Quindi, anche il “pacifista” Mattarella calza l'elmetto e dà il suo benestare alla nuova avventura interventista mussoliniana in Libia, guidata da Renzi affiancato dai suoi compari guerrafondai Gentiloni e Pinotti, tanto che ci si predispone già a fronteggiare una possibile crisi energetica dovuta a ritorsioni terroristiche contro le installazioni dell'Eni in Libia e ad attentati dell'IS portati direttamente sul territorio italiano.
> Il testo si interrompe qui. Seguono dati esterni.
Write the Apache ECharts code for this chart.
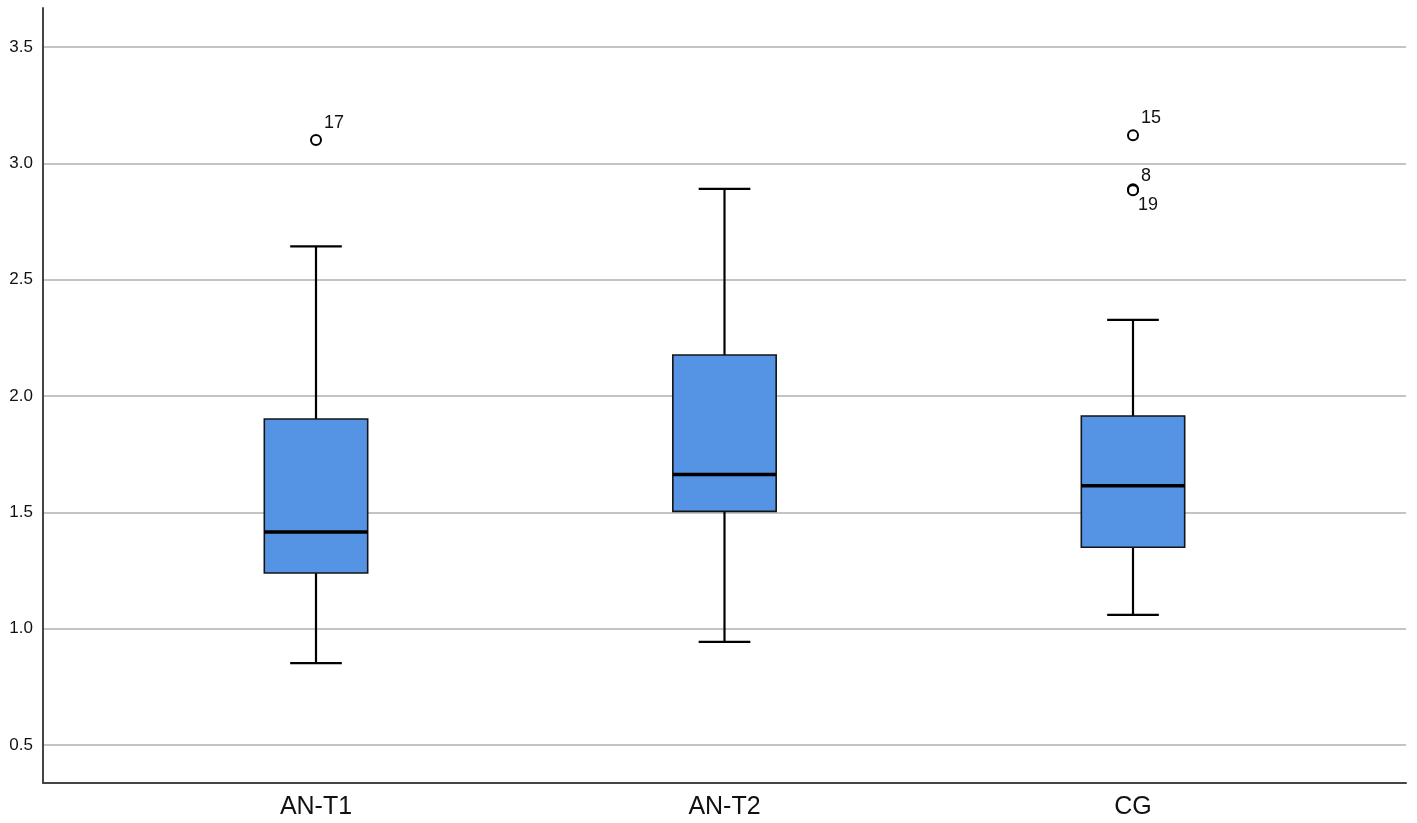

Si mette cioè già in conto che l'intervento militare a guida italiana in Libia contro l'IS esporrà il nostro Paese, che finora ne era rimasto fuori, alla vendetta dei combattenti islamici, considerando cinicamente il rischio che anche l'Italia abbia il suo sanguinoso Bataclan come un piccolo prezzo da pagare per dare ali alle ambizioni neocolonialiste ed espansioniste dell'imperialismo italiano.